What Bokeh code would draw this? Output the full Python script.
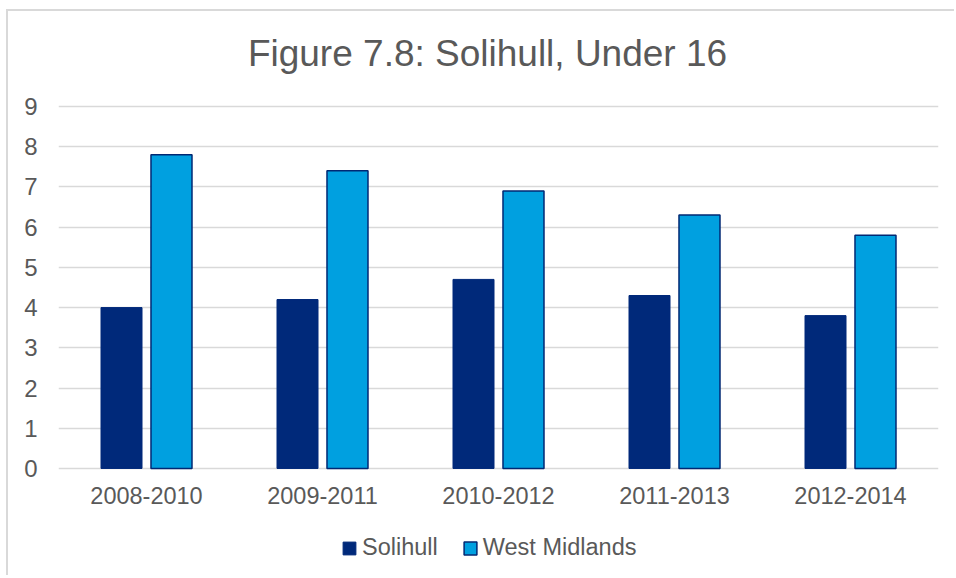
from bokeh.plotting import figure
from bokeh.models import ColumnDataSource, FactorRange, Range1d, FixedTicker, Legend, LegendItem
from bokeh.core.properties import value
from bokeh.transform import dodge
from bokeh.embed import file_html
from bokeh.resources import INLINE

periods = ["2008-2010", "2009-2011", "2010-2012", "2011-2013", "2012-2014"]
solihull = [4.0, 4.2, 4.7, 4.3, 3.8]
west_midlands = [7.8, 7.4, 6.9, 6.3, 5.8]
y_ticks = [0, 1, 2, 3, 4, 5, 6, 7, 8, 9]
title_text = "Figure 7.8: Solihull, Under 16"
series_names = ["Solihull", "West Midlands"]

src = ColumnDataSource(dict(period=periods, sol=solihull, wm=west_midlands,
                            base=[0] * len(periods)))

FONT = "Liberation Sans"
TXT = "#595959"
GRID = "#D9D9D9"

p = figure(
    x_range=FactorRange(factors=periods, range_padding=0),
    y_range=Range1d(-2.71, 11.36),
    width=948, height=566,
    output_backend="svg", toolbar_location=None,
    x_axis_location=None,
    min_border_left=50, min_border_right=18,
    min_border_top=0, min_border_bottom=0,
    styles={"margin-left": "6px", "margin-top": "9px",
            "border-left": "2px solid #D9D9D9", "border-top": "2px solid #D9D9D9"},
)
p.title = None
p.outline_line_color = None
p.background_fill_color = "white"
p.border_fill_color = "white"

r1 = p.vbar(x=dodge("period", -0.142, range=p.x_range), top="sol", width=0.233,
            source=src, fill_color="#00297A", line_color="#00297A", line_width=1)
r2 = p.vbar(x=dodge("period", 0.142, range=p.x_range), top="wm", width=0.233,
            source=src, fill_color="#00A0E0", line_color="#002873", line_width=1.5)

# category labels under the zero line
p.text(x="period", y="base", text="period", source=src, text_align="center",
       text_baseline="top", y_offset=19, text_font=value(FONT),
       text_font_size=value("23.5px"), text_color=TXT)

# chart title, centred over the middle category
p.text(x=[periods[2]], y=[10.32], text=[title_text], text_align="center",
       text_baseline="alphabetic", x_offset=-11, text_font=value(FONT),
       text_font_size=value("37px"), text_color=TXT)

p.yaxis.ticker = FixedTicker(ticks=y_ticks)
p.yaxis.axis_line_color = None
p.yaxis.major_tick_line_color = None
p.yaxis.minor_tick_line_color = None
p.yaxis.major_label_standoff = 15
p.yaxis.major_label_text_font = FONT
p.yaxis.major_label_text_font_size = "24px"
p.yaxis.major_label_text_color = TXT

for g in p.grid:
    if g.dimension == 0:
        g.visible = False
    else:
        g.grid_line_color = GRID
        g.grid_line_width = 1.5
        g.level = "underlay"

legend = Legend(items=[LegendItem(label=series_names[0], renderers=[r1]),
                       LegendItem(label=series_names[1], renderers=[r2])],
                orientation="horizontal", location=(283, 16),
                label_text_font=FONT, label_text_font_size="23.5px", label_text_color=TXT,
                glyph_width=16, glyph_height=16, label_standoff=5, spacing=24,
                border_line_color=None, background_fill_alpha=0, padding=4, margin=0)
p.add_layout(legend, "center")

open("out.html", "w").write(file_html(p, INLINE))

Stated task — Restate the data above word for word. Skip every picture.

Answer to the task —
What Bokeh code would draw this? Output the full Python script.
from bokeh.plotting import figure
from bokeh.models import ColumnDataSource, FactorRange, Range1d, FixedTicker, Legend, LegendItem
from bokeh.core.properties import value
from bokeh.transform import dodge
from bokeh.embed import file_html
from bokeh.resources import INLINE

periods = ["2008-2010", "2009-2011", "2010-2012", "2011-2013", "2012-2014"]
solihull = [4.0, 4.2, 4.7, 4.3, 3.8]
west_midlands = [7.8, 7.4, 6.9, 6.3, 5.8]
y_ticks = [0, 1, 2, 3, 4, 5, 6, 7, 8, 9]
title_text = "Figure 7.8: Solihull, Under 16"
series_names = ["Solihull", "West Midlands"]

src = ColumnDataSource(dict(period=periods, sol=solihull, wm=west_midlands,
                            base=[0] * len(periods)))

FONT = "Liberation Sans"
TXT = "#595959"
GRID = "#D9D9D9"

p = figure(
    x_range=FactorRange(factors=periods, range_padding=0),
    y_range=Range1d(-2.71, 11.36),
    width=948, height=566,
    output_backend="svg", toolbar_location=None,
    x_axis_location=None,
    min_border_left=50, min_border_right=18,
    min_border_top=0, min_border_bottom=0,
    styles={"margin-left": "6px", "margin-top": "9px",
            "border-left": "2px solid #D9D9D9", "border-top": "2px solid #D9D9D9"},
)
p.title = None
p.outline_line_color = None
p.background_fill_color = "white"
p.border_fill_color = "white"

r1 = p.vbar(x=dodge("period", -0.142, range=p.x_range), top="sol", width=0.233,
            source=src, fill_color="#00297A", line_color="#00297A", line_width=1)
r2 = p.vbar(x=dodge("period", 0.142, range=p.x_range), top="wm", width=0.233,
            source=src, fill_color="#00A0E0", line_color="#002873", line_width=1.5)

# category labels under the zero line
p.text(x="period", y="base", text="period", source=src, text_align="center",
       text_baseline="top", y_offset=19, text_font=value(FONT),
       text_font_size=value("23.5px"), text_color=TXT)

# chart title, centred over the middle category
p.text(x=[periods[2]], y=[10.32], text=[title_text], text_align="center",
       text_baseline="alphabetic", x_offset=-11, text_font=value(FONT),
       text_font_size=value("37px"), text_color=TXT)

p.yaxis.ticker = FixedTicker(ticks=y_ticks)
p.yaxis.axis_line_color = None
p.yaxis.major_tick_line_color = None
p.yaxis.minor_tick_line_color = None
p.yaxis.major_label_standoff = 15
p.yaxis.major_label_text_font = FONT
p.yaxis.major_label_text_font_size = "24px"
p.yaxis.major_label_text_color = TXT

for g in p.grid:
    if g.dimension == 0:
        g.visible = False
    else:
        g.grid_line_color = GRID
        g.grid_line_width = 1.5
        g.level = "underlay"

legend = Legend(items=[LegendItem(label=series_names[0], renderers=[r1]),
                       LegendItem(label=series_names[1], renderers=[r2])],
                orientation="horizontal", location=(283, 16),
                label_text_font=FONT, label_text_font_size="23.5px", label_text_color=TXT,
                glyph_width=16, glyph_height=16, label_standoff=5, spacing=24,
                border_line_color=None, background_fill_alpha=0, padding=4, margin=0)
p.add_layout(legend, "center")

open("out.html", "w").write(file_html(p, INLINE))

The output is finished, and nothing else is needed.